Last year, the amazing ‘3 Dads Walking’ – Andy Airey, Mike Palmer and Tim Owen – completed their 600 mile walk across Britain. All three lost their daughters to suicide; Mike and Tim’s teenage daughters, Beth and Emily, were lost during the 2020 Covid lockdown. They have raised over a million pounds for PAPYRUS – a massive boost to the life-saving work of the charity, which will enable our national free helpline, HOPELINE UK, to soon operate 24/7. Unlike other helplines, all our advisers are salaried professionals, trained in suicide prevention and, anecdotally, we know that they have certainly and directly saved the lives of children and young people.

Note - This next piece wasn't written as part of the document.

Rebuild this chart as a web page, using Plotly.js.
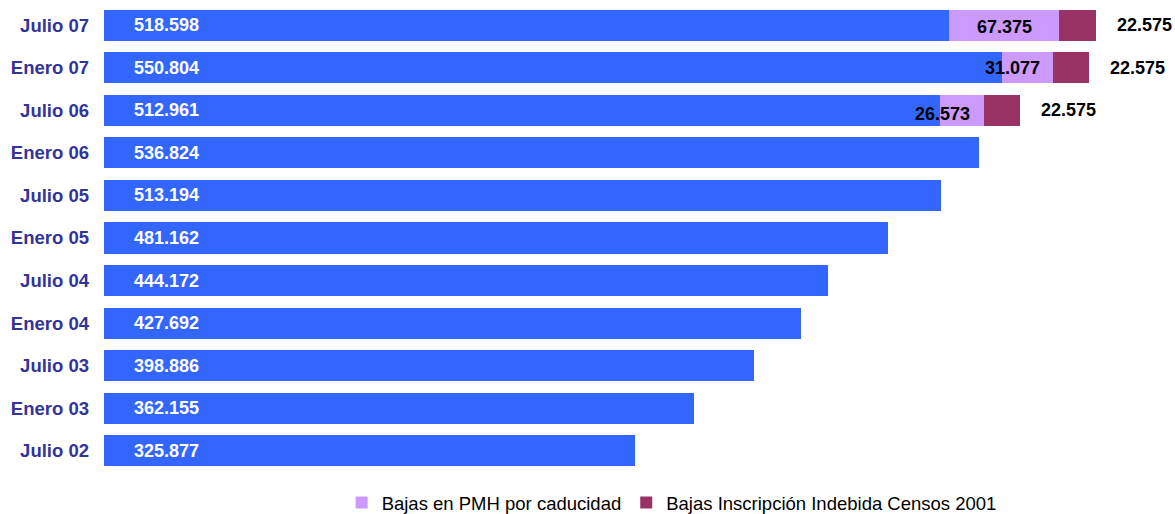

The 3 Dads have also urged everyone to sign their petition which calls on the DfE “to include suicide prevention within the statutory guidelines of the new curriculum.” At the time of writing, the petition has attracted over 156,000 signatures, which already means that Parliament will consider this for a debate. An Early Day Motion recently tabled by Dr Neil Hudson MP in Parliament, supporting the principles of the 3 Dads’ petition, has so far been signed by 35 MPs, from all the main political parties. The signals from the DfE in support of mandatory suicide prevention education in schools seem to be encouraging, but the more public demand there is for this crucial initiative, the likelier it is that it will be implemented – and soon. This is a petition that for the sake of our children today and in the future must be supported.